* _Set task_
Pictures aside, quote the whole listing exactly.

========================

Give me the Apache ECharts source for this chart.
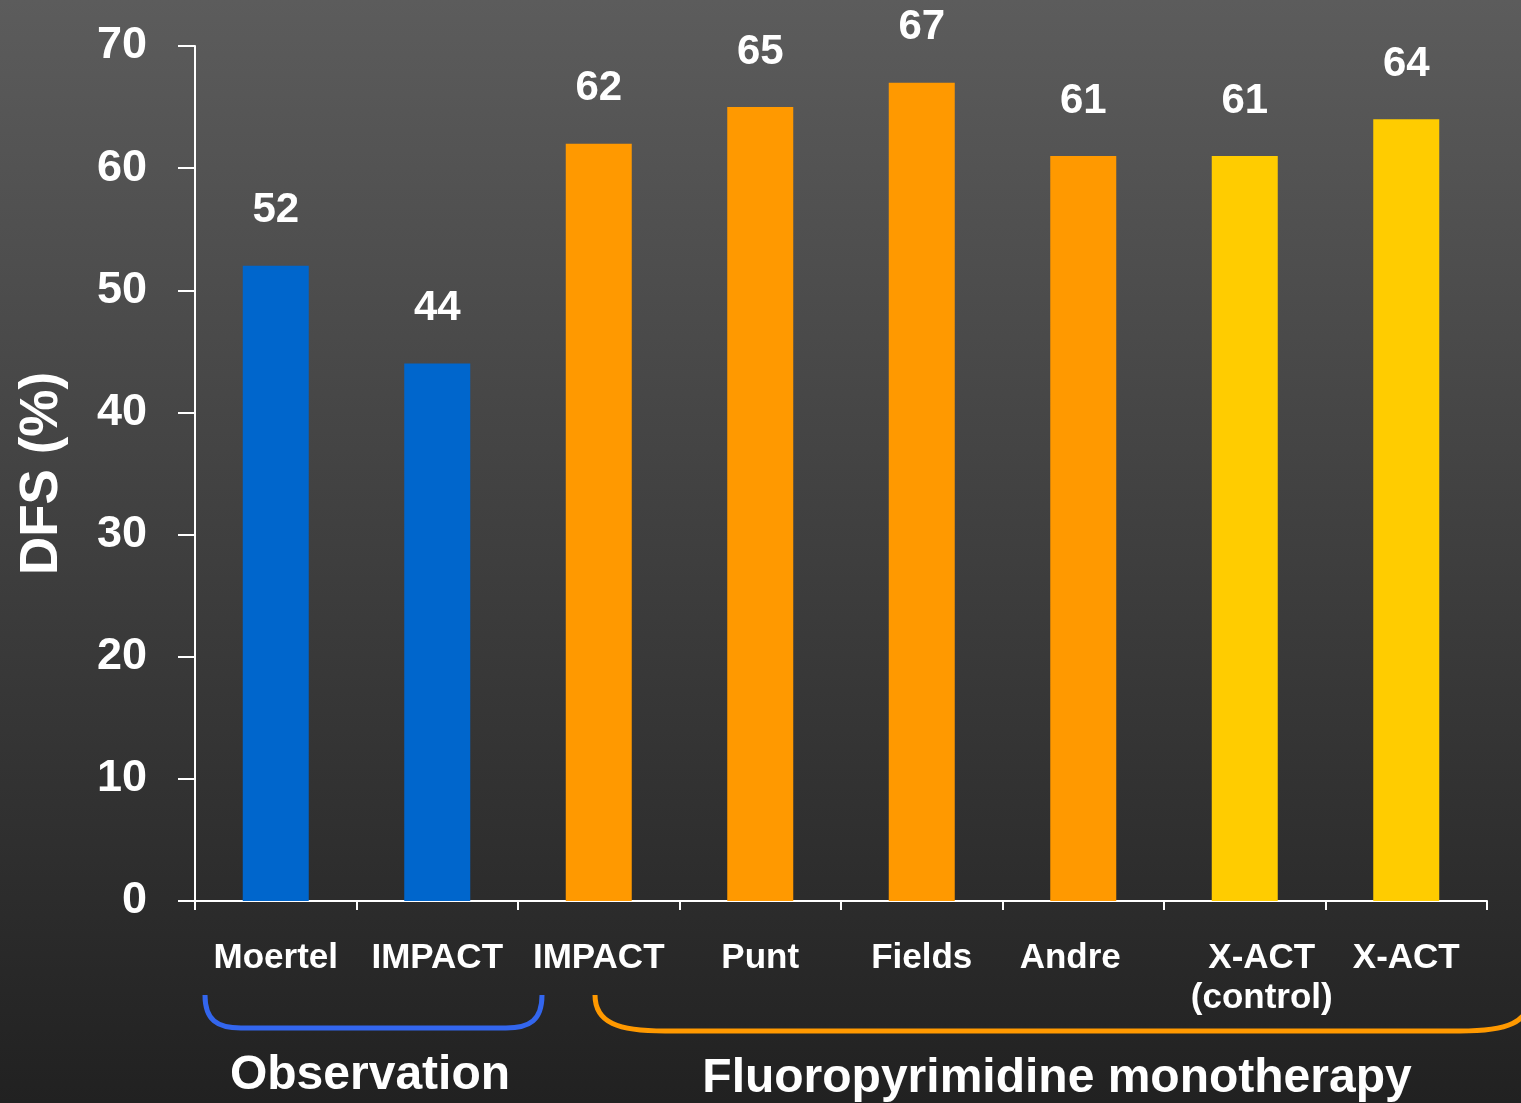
<!DOCTYPE html>
<html>
<head>
<meta charset="utf-8">
<script src="https://cdn.jsdelivr.net/npm/echarts@6/dist/echarts.min.js"></script>
<style>
    html, body { margin: 0; padding: 0; }
    #chart { width: 1521px; height: 1103px; }
</style>
</head>
<body>
<div id="chart"></div>
<script>
    // data
    const categories = ['Moertel', 'IMPACT', 'IMPACT', 'Punt', 'Fields', 'Andre', 'X-ACT\n(control)', 'X-ACT'];
    const dfs = [52, 44, 62, 65, 67, 61, 61, 64];
    const groupOf = ['obs', 'obs', 'fp', 'fp', 'fp', 'fp', 'xact', 'xact'];
    const groupLabels = ['Observation', 'Fluoropyrimidine monotherapy'];
    const yTicks = [0, 10, 20, 30, 40, 50, 60, 70];

    const colorOf = {obs: '#0066CC', fp: '#FF9900', xact: '#FFCC00'};
    const font = 'Liberation Sans, Arial, sans-serif';
    // labels a bit off-centre in the original slide
    const labelPad = {5: [0, 26, 0, 0], 6: [0, 0, 0, 34]};

    // bracket = left curve, straight bottom, right curve
    function bracket(x1, x2, top, bottom, rx, color) {
        const style = {stroke: color, lineWidth: 5, fill: null};
        return [
            {type: 'bezierCurve', style: style, shape: {
                x1: x1, y1: top, cpx1: x1, cpy1: bottom - 8, cpx2: x1 + rx / 3, cpy2: bottom,
                x2: x1 + rx, y2: bottom}},
            {type: 'line', style: style, shape: {x1: x1 + rx, y1: bottom, x2: x2 - rx, y2: bottom}},
            {type: 'bezierCurve', style: style, shape: {
                x1: x2 - rx, y1: bottom, cpx1: x2 - rx / 3, cpy1: bottom, cpx2: x2, cpy2: bottom - 8,
                x2: x2, y2: top}}
        ];
    }

    const chart = echarts.init(document.getElementById('chart'));
    chart.setOption({
        backgroundColor: {
            type: 'linear', x: 0, y: 0, x2: 0, y2: 1,
            colorStops: [
                {offset: 0, color: '#5c5c5c'},
                {offset: 1, color: '#212121'}
            ]
        },
        animation: false,
        grid: {left: 195, right: 34, top: 46, bottom: 202, containLabel: false, outerBoundsMode: 'none'},
        xAxis: {
            type: 'category',
            data: categories.map((c, i) => labelPad[i]
                ? {value: c, textStyle: {padding: labelPad[i]}}
                : c),
            axisLine: {lineStyle: {color: '#ffffff', width: 2}},
            axisTick: {show: true, length: 9, lineStyle: {color: '#ffffff', width: 2}},
            axisLabel: {
                color: '#ffffff', fontSize: 35, fontWeight: 'bold', fontFamily: font,
                margin: 37, interval: 0, lineHeight: 40, verticalAlign: 'top'
            }
        },
        yAxis: {
            type: 'value',
            min: yTicks[0],
            max: yTicks[yTicks.length - 1],
            interval: 10,
            name: 'DFS (%)',
            nameLocation: 'middle',
            nameRotate: 90,
            nameGap: 126,
            nameTextStyle: {color: '#ffffff', fontSize: 53, fontWeight: 'bold', fontFamily: font},
            axisLine: {show: true, lineStyle: {color: '#ffffff', width: 2}},
            axisTick: {show: true, length: 17, lineStyle: {color: '#ffffff', width: 2}},
            splitLine: {show: false},
            axisLabel: {
                color: '#ffffff', fontSize: 45, fontWeight: 'bold', fontFamily: font, margin: 48
            }
        },
        series: [{
            type: 'bar',
            barWidth: 66,
            data: dfs.map((v, i) => ({value: v, itemStyle: {color: colorOf[groupOf[i]]}})),
            label: {
                show: true,
                position: 'top',
                distance: 34,
                color: '#ffffff',
                fontSize: 42,
                fontWeight: 'bold',
                fontFamily: font
            }
        }],
        graphic: [].concat(
            bracket(205, 542, 995, 1028, 36, '#3366EE'),
            bracket(595, 1530, 995, 1031, 70, '#FF9900'),
            [
                {
                    type: 'text', x: 370, y: 1076,
                    style: {
                        text: groupLabels[0], fill: '#ffffff', font: 'bold 48px ' + font,
                        textAlign: 'center', textVerticalAlign: 'middle'
                    }
                },
                {
                    type: 'text', x: 1057, y: 1079,
                    style: {
                        text: groupLabels[1], fill: '#ffffff', font: 'bold 48px ' + font,
                        textAlign: 'center', textVerticalAlign: 'middle'
                    }
                }
            ]
        )
    });
</script>
</body>
</html>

========================

* _Written answer_
Give me the Apache ECharts source for this chart.
<!DOCTYPE html>
<html>
<head>
<meta charset="utf-8">
<script src="https://cdn.jsdelivr.net/npm/echarts@6/dist/echarts.min.js"></script>
<style>
    html, body { margin: 0; padding: 0; }
    #chart { width: 1521px; height: 1103px; }
</style>
</head>
<body>
<div id="chart"></div>
<script>
    // data
    const categories = ['Moertel', 'IMPACT', 'IMPACT', 'Punt', 'Fields', 'Andre', 'X-ACT\n(control)', 'X-ACT'];
    const dfs = [52, 44, 62, 65, 67, 61, 61, 64];
    const groupOf = ['obs', 'obs', 'fp', 'fp', 'fp', 'fp', 'xact', 'xact'];
    const groupLabels = ['Observation', 'Fluoropyrimidine monotherapy'];
    const yTicks = [0, 10, 20, 30, 40, 50, 60, 70];

    const colorOf = {obs: '#0066CC', fp: '#FF9900', xact: '#FFCC00'};
    const font = 'Liberation Sans, Arial, sans-serif';
    // labels a bit off-centre in the original slide
    const labelPad = {5: [0, 26, 0, 0], 6: [0, 0, 0, 34]};

    // bracket = left curve, straight bottom, right curve
    function bracket(x1, x2, top, bottom, rx, color) {
        const style = {stroke: color, lineWidth: 5, fill: null};
        return [
            {type: 'bezierCurve', style: style, shape: {
                x1: x1, y1: top, cpx1: x1, cpy1: bottom - 8, cpx2: x1 + rx / 3, cpy2: bottom,
                x2: x1 + rx, y2: bottom}},
            {type: 'line', style: style, shape: {x1: x1 + rx, y1: bottom, x2: x2 - rx, y2: bottom}},
            {type: 'bezierCurve', style: style, shape: {
                x1: x2 - rx, y1: bottom, cpx1: x2 - rx / 3, cpy1: bottom, cpx2: x2, cpy2: bottom - 8,
                x2: x2, y2: top}}
        ];
    }

    const chart = echarts.init(document.getElementById('chart'));
    chart.setOption({
        backgroundColor: {
            type: 'linear', x: 0, y: 0, x2: 0, y2: 1,
            colorStops: [
                {offset: 0, color: '#5c5c5c'},
                {offset: 1, color: '#212121'}
            ]
        },
        animation: false,
        grid: {left: 195, right: 34, top: 46, bottom: 202, containLabel: false, outerBoundsMode: 'none'},
        xAxis: {
            type: 'category',
            data: categories.map((c, i) => labelPad[i]
                ? {value: c, textStyle: {padding: labelPad[i]}}
                : c),
            axisLine: {lineStyle: {color: '#ffffff', width: 2}},
            axisTick: {show: true, length: 9, lineStyle: {color: '#ffffff', width: 2}},
            axisLabel: {
                color: '#ffffff', fontSize: 35, fontWeight: 'bold', fontFamily: font,
                margin: 37, interval: 0, lineHeight: 40, verticalAlign: 'top'
            }
        },
        yAxis: {
            type: 'value',
            min: yTicks[0],
            max: yTicks[yTicks.length - 1],
            interval: 10,
            name: 'DFS (%)',
            nameLocation: 'middle',
            nameRotate: 90,
            nameGap: 126,
            nameTextStyle: {color: '#ffffff', fontSize: 53, fontWeight: 'bold', fontFamily: font},
            axisLine: {show: true, lineStyle: {color: '#ffffff', width: 2}},
            axisTick: {show: true, length: 17, lineStyle: {color: '#ffffff', width: 2}},
            splitLine: {show: false},
            axisLabel: {
                color: '#ffffff', fontSize: 45, fontWeight: 'bold', fontFamily: font, margin: 48
            }
        },
        series: [{
            type: 'bar',
            barWidth: 66,
            data: dfs.map((v, i) => ({value: v, itemStyle: {color: colorOf[groupOf[i]]}})),
            label: {
                show: true,
                position: 'top',
                distance: 34,
                color: '#ffffff',
                fontSize: 42,
                fontWeight: 'bold',
                fontFamily: font
            }
        }],
        graphic: [].concat(
            bracket(205, 542, 995, 1028, 36, '#3366EE'),
            bracket(595, 1530, 995, 1031, 70, '#FF9900'),
            [
                {
                    type: 'text', x: 370, y: 1076,
                    style: {
                        text: groupLabels[0], fill: '#ffffff', font: 'bold 48px ' + font,
                        textAlign: 'center', textVerticalAlign: 'middle'
                    }
                },
                {
                    type: 'text', x: 1057, y: 1079,
                    style: {
                        text: groupLabels[1], fill: '#ffffff', font: 'bold 48px ' + font,
                        textAlign: 'center', textVerticalAlign: 'middle'
                    }
                }
            ]
        )
    });
</script>
</body>
</html>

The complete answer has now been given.